For everyone who's ever wondered what the heart-shaped coif is made of - it's a simple one-piece coif, wired at the front edge to create the effect.  It works remarkably well, and looks particularly attractive when worn with Elizabethan hairstyles.   It stays on well without slipping, and is extremely flattering to the face.

Please, don't call it an "attifet" - that's a term Herbert Norris came up with to describe the front wire of the coif (not the whole coif, just the front wire), and is not recognized as a correct name by museums (the Museum of London calls such wires "headdress frames").  He took it from the old French term for a lady's head decoration, and didn't use it correctly, much like he incorrectly called the  English coat or gown a "Spanish surcoat" ("Ropa" is correct for Spanish clothing, "Gown" for English).

 


copyright L. Mellin, 2006

This is a test pair of gloves I made when I was exploring cuffs and methods of decorating them without many hours of embroidery (I ended up making a green pair for my apprentice when she was Queen of Atlantia).  I don't wear these for a couple of reasons:  The cuffs need to be lined, and the gloves I put them on are ratty old things in serious need of cleaning.

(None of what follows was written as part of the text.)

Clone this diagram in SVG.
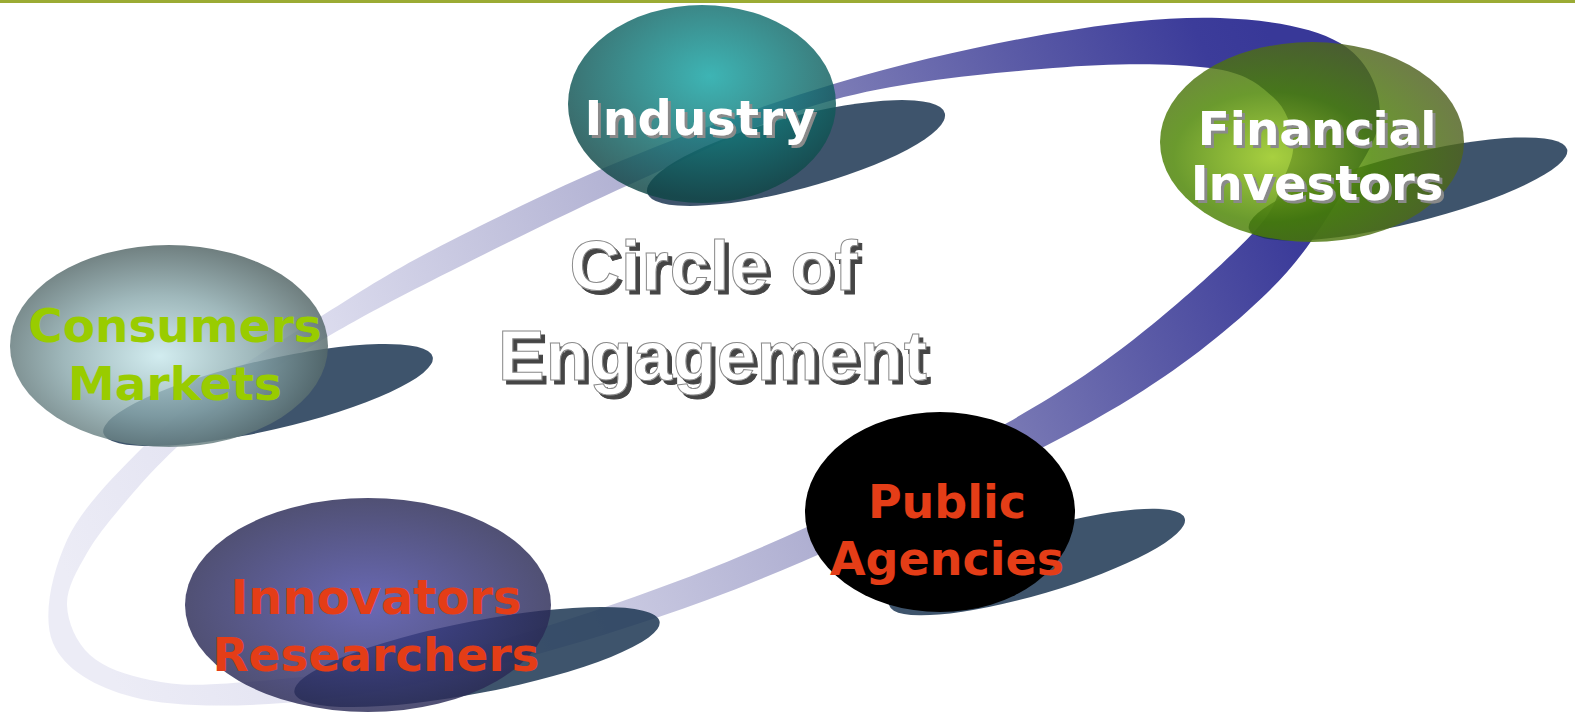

The materials are completely modern - I was researching methods of quick construction for period effect - and are no-nap velveteen (it doesn't fray), heavy fusible interfacing, modern gold-tone trim, and iron-on patches.  The overall effect was pretty cool.   


A close-up of the decoration.  While I prefer to use period materials and techniques, I feel it is useful to work in modern materials so as to be able to give advice on the best choices to people who do not have the budget for silks and gold but need to achieve a certain level of impressiveness, like royalty.